Are part-time band leaders semi-conductors?


Can you buy an entire chess set in a pawn-shop?


Daylight savings time - why are they saving it and where do they keep it?


Did Noah keep his bees in archives?


Do jellyfish get gas from eating jellybeans?


Do pilots take crash-courses?


Do stars clean themselves with meteor showers?


Do you think that when they asked George Washington for ID

that he just whipped out a quarter?


Have you ever imagined a world with no hypothetical



Have you ever seen a toad on a toadstool?


How can there be self-help "groups"?


How do you get off a non-stop flight?


How do you write zero in Roman numerals?


How many weeks are there in a light year?


If a jogger runs at the speed of sound, can he still hear his walkman?


If athletes get athlete's foot, do astronauts get mistletoe?


If Barbie's so popular, why do you have to buy all her



If blind people wear dark glasses, why don't deaf people wear earmuffs?


If cats and dogs didn't have fur would we still pet them?


If peanut butter cookies are made from peanut butter, then what are girl Scout cookies made out of?


If space is a vacuum, who changes the bags?


If swimming is good for your shape, then why do the whales look the way they do?


If tin whistles are made out of tin, what do they make fog horns out of?


If white wine goes with fish, do white grapes go with sushi?


If you can't drink and drive, why do bars have parking lots?


If you jog backwards, will you gain weight?


If you take an Oriental person and spin him around several times, does he become disoriented?


Why do the signs that say "Slow Children" have a picture of a running child?


Why do they call it "chili" if it's hot?


Why do we sing "Take me out to the ball game, "when we are already there?


Why is the time of day with the slowest traffic called rush hour?

Little Johnny was walking down the beach, and he spied a matronly

woman sitting under a beach umbrella on the sand.  He walked up to

her and asked, "Are you a Christian?"  "Yes." she replied. "Do you

read your Bible every day?" She nodded her head, "Yes."  "Do you

pray often?" the boy asked next, and again she  answered, "Yes." 

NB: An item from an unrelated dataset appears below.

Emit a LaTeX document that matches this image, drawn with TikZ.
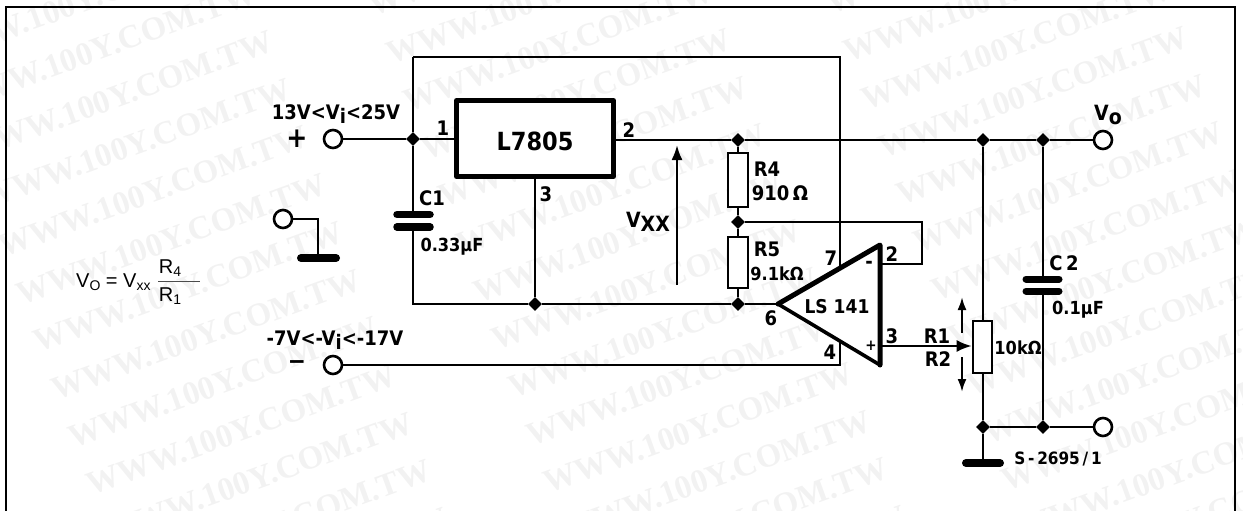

With that he asked his final question, "Will you hold my  quarter

while I go swimming?"

Flight Funnies

An airline pilot wrote that on this particular flight he had hammered
his ship into the runway really hard. The airline had a policy which
required the first officer to stand at the door while the passengers
exited, smile, and give them a "Thanks for flying XYZ airline." He said
that, in light of his bad landing, he had a hard time looking the
passengers in the eye, thinking that someone would have a smart
comment. Finally everyone had gotten off except for a little old lady walking with
a cane. She said, "Sonny, mind if I ask you a question?" "Why no Ma'am,"
said the pilot. "What is it?" The little old lady said, "Did we land or were we shot down?"

Part of a flight attendant's arrival announcement: "We'd like to thank you
folks for flying with us today. And, the next time you get the insane
urge to go blasting through the skies in a pressurized metal tube,
we hope you'll think of US Airways."

From a Southwest Airlines employee: "Welcome aboard Southwest
Flight XXX to YYY. To operate your seat belt, insert the metal tab into the
buckle, and pull tight. It works just like every other seat belt; and, if you
don't know how to operate one, you probably shouldn't be out in public

More bad puns
A vampire walks into a bar, and asks for a "Large glass of A-positive blood."
The bartender looks him square in the eyes, and says
"I'm sorry, but we don't serve your type here!"

If you shake up a can of beer, and spill it on your stove twice,
do you get foam, foam on the range?

Did you hear about the guy who gave marijuana to seagulls?
He left no tern unstoned.

I saw a dermatologist about a nasty red patch on my skin.
I asked if it would get better, but he said he didn't want to make any rash promises.

My sister opened a computer store on a beach in Hawaii.
So she sells C shells down by the seashore.

I have to stop sending jokes about religion. Someone threatened
to put me on the Sects Offenders List.

Did you hear about the AT&T operator who was committed to an asylum...
They said she had too many hang-ups.

A guy turns up at a costume party carrying a woman on his back.
"And what are you supposed to be?" asked the host.
"I'm a snail...can't you see, I'm carrying Michelle on my back!"

A judge was interviewing a woman regarding her pending divorce,
and asked, "What are the grounds for your divorce?"
She replied, "About four acres and a nice little home in the middle
of the property with a stream running by."
"No," he said, "I mean what is the foundation of this case?"
"It is made of concrete, brick and mortar," she responded.
"I mean," he continued, "What are your relations like?"
"I have an aunt and uncle living here in town, and so do my husband's parents."
He said, "Do you have a real grudge?"
"No," she replied, "We have a two-car carport and have never really needed one."
"Please," he tried again, "is there any infidelity in your marriage?"
"Yes, both my son and daughter have stereo sets. We don't necessarily
like the music, but the answer to your questions is yes."
"Ma'am, does your husband ever beat you up?"
"Yes," she responded, "about twice a week he gets up earlier than I do."
Finally, in frustration, the judge asked, "Lady, why do you want a divorce?"
"Because the man can't hold an intelligent conversation!!"